On Monday 08 December 2008 02:44:42 pm George Bosilca wrote:
> Barry,
>
> If you set the eager size large enough, the isend will not return
> until the data is pushed into the network layer.

That's exactly what I want it to do -- good.  I've set the eagerness to 2MB, 
but for messages 64k and up, Isend returns immediately and a significant 
amount of time is spent in Wait.  For messages less than 64k, the reverse is 
true:  a significant amount of time spent in Isend, and the Wait returns 
immediately.

> However, this doesn't 
> guarantee that the data is delivered to the peer, but only that it was
> queued in the network (in the TCP case it is copied somewhere in the
> kernel buffers). 

Right.

> The kernel will deliver that data doing a best 
> effort, but there is no guarantee on that.

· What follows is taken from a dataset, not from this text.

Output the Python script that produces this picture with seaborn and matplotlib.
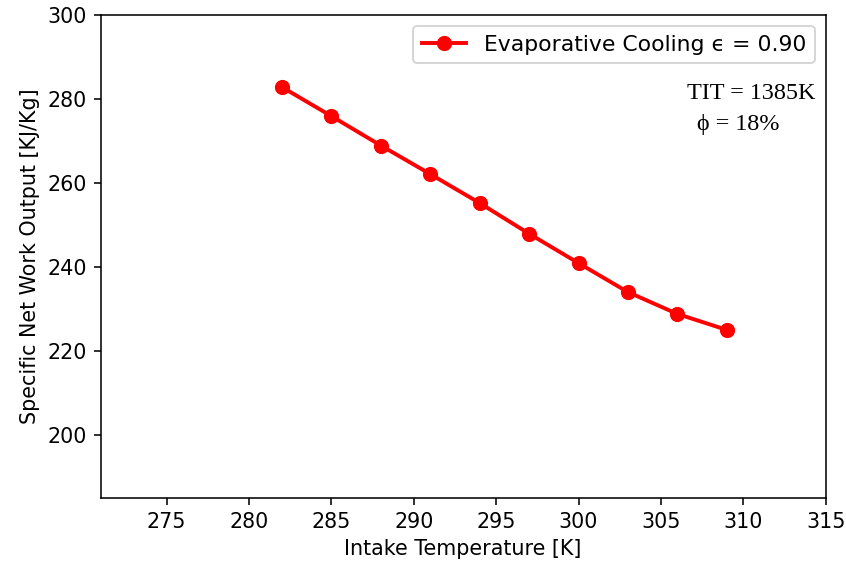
import numpy as np
import pandas as pd
import matplotlib
matplotlib.use('Agg')
import matplotlib.pyplot as plt
import seaborn as sns

# data
intake_temp = [282, 285, 288, 291, 294, 297, 300, 303, 306, 309]
net_work = [282.8, 275.9, 268.9, 262.1, 255.2, 247.9, 240.9, 234.0, 228.8, 225.0]
series_label = 'Evaporative Cooling \u03f5 = 0.90'
note_tit = 'TIT = 1385K'
note_phi = '\u03d5 = 18%'

df = pd.DataFrame({'T': intake_temp, 'W': net_work})

plt.rcParams['font.family'] = ['DejaVu Sans']
plt.rcParams['font.size'] = 10.5

fig, ax = plt.subplots(figsize=(6.0, 4.064), dpi=141)
fig.subplots_adjust(left=0.119, right=0.976, top=0.974, bottom=0.131)

sns.lineplot(data=df, x='T', y='W', ax=ax, color='red', linewidth=2,
             marker='o', markersize=7, markeredgecolor='red',
             label=series_label)

ax.set_xlim(271, 315)
ax.set_ylim(185, 300)
ax.set_xticks(np.arange(275, 316, 5))
ax.set_yticks(np.arange(200, 301, 20))
ax.set_xlabel('Intake Temperature [K]')
ax.set_ylabel('Specific Net Work Output [KJ/Kg]')

ax.legend(loc='upper right', fontsize=11.2)

serif = ['Liberation Serif', 'DejaVu Serif']
ax.text(306.6, 281.4, note_tit, family=serif, fontsize=12.3, va='center')
ax.text(307.2, 274.0, note_phi, family=serif, fontsize=12.3, va='center')

fig.savefig('out.png', dpi=141)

As the kernel buffer has a
> limited size (no more than 128k) the expected graphical behavior for
> the isend operation over TCP should look like stairs, slightly going
> up because of the memcpy, and a large jump for every syscall required
> to do the operation.

That's fine.

>
> Now for the irecv the story is a lot more complex. The irecv only
> realize the matching, and if the data is not yet completely available
> (let's say only a small fragment was received at the moment of the
> irecv), the irecv will return (there is no eager notion there). The
> remaining of the data will became available only after the
> corresponding MPI_Wait.

What I'm trying to avoid -- and it may be a bad idea -- is having to decide 
how much time in a given Wait is spent blocking or working.  This becomes 
simpler if I know that, for example, no work was done in the Isend or Irecv 
call.  If all the work was done in those calls, that's fine too (although 
turning an Irecv into a blocking receive would probably break UMT2K and a few 
other things).  But if some of the time, some of the work is done in the 
Isend/Irecv, I've got a more complex model.  I'll have to deal with this 
eventually, but I'd rather put it off if I could.

I was thinking that by manipulating the eagerness level (and increasing the 
buffer sizes), I force this behavior.  (I just tried setting the TCP and SELF 
eagerness levels to 0, then 1.  Still no change in behavior.)

PERUSE looks like it might be useful, and I'll continue looking into it.